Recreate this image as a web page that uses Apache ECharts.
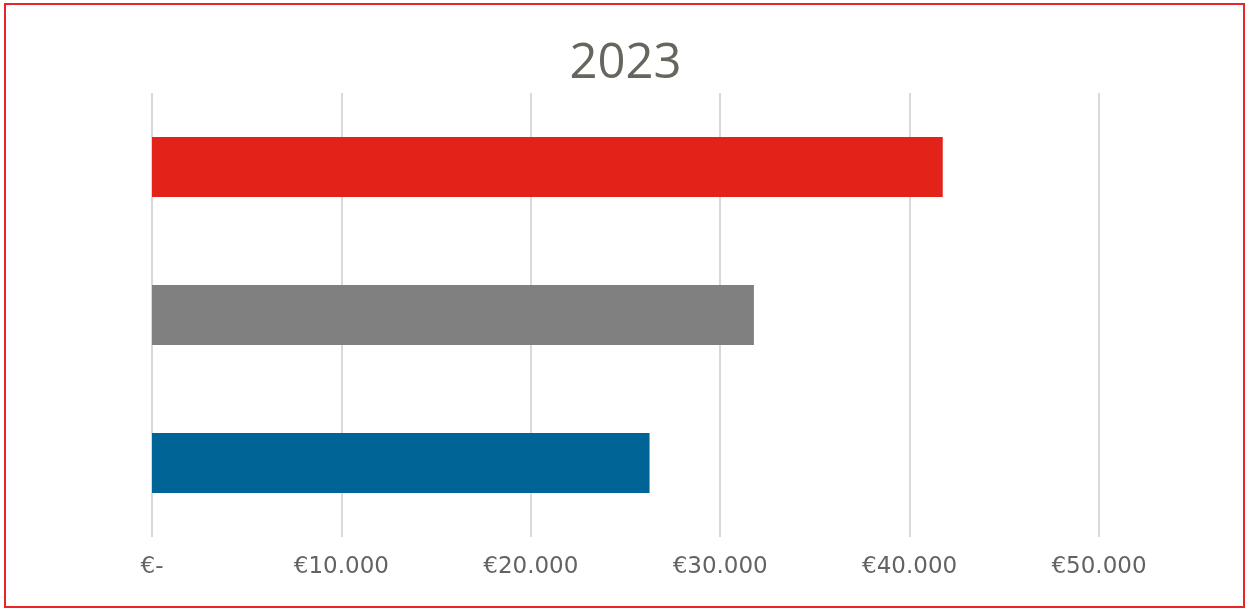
<!DOCTYPE html>
<html>
<head>
<meta charset="utf-8">
<script src="https://cdn.jsdelivr.net/npm/echarts@6/dist/echarts.min.js"></script>
<style>
  html, body { margin: 0; padding: 0; background: #ffffff; }
  #chart { width: 1251px; height: 609px; }
</style>
</head>
<body>
<div id="chart"></div>
<script>
// Yearly amounts in euro, one bar per category (top to bottom)
const categories = ['Categorie 1', 'Categorie 2', 'Categorie 3'];
const values = [41750, 31780, 26270];
const barColors = ['#E3221A', '#808080', '#006496'];
const tickValues = [0, 10000, 20000, 30000, 40000, 50000];
const title = '2023';

function euro(v) {
  if (v === 0) return '€-';
  return '€' + v.toLocaleString('de-DE');
}

const chart = echarts.init(document.getElementById('chart'));
chart.setOption({
  animation: false,
  backgroundColor: '#ffffff',
  title: {
    text: title,
    left: 'center',
    top: 35,
    textStyle: { fontFamily: 'Open Sans', fontSize: 49, fontWeight: 'normal', color: '#66665e' }
  },
  grid: { left: 152, right: 152, top: 93, bottom: 72 },
  xAxis: {
    type: 'value',
    min: tickValues[0],
    max: tickValues[tickValues.length - 1],
    interval: tickValues[1] - tickValues[0],
    axisLine: { show: false },
    axisTick: { show: false },
    splitLine: { show: true, lineStyle: { color: '#d9d9d9', width: 2 } },
    axisLabel: {
      formatter: euro,
      margin: 19,
      fontFamily: 'DejaVu Sans',
      fontSize: 23,
      color: '#636363'
    }
  },
  yAxis: {
    type: 'category',
    data: categories,
    inverse: true,
    axisLine: { show: false },
    axisTick: { show: false },
    axisLabel: { show: false }
  },
  series: [{
    type: 'bar',
    data: values.map((v, i) => ({ value: v, itemStyle: { color: barColors[i] } })),
    barWidth: 60
  }],
  graphic: [{
    type: 'rect',
    shape: { x: 5, y: 4, width: 1239, height: 603 },
    style: { fill: 'none', stroke: '#E8262A', lineWidth: 2 },
    silent: true
  }]
});
</script>
</body>
</html>
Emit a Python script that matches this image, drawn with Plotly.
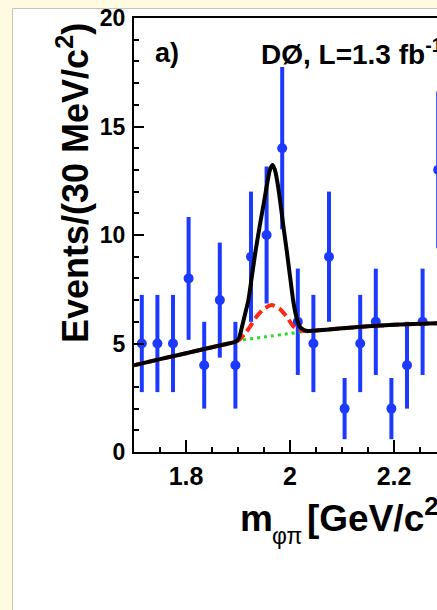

________

Copy all lines of the listing above that contain the string "this".

Recreate this image as a web page that uses Apache ECharts.
Emit a Python script that matches this image, drawn with Plotly.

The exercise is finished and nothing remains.